For the uninitiated, the Eurovision Song Contest is a televised competition in which each European country is represented by an artist or group that performs an original song. After the performances, each participant nation then awards points in ascending order to 10 other countries, and the country with the most points wins the competition and gains the right to host it in the following year. In 2004 semi-finals were introduced due to increasing numbers of countries taking part.
The Europe represented in the song contest is not the original 6 or even the current 27 group of EU member states, but the broadest swathe of those who might be considered culturally European: hence we have Israel, the countries of the Caucusus and Turkey.

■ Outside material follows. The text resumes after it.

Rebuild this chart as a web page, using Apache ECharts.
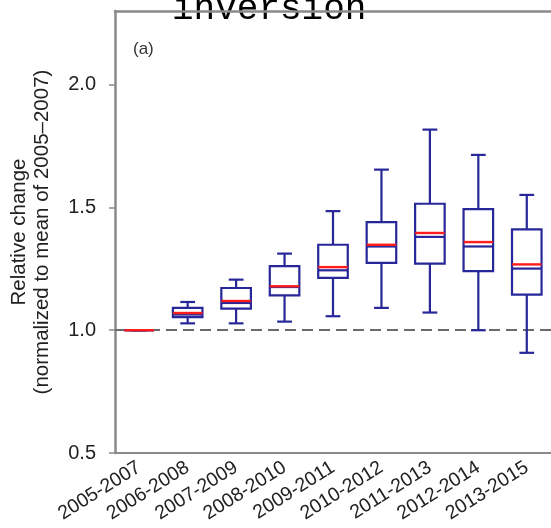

Inclusion is based on membership of the European Broadcasting Union, which is extended to every country within the so-called ‘European Broadcasting Area’ – including the countries of the Middle East and North Africa (however, due in part to the participation of Israel, Arab countries steer clear of the contest). The post-war founding principles of the Eurovision Song Contest were not dissimilar to those of the EU, and arose from a desire to bring unity to a divided and war-torn continent – albeit through a common love of sequins rather than through a common market. Eurovision forms a frothy, light-entertainment version of the geopolitical Europe hemmed in by either the Urals or the Copenhagen Criteria. Which is why Turkey’s rejection of this pageant this year has aroused consternation.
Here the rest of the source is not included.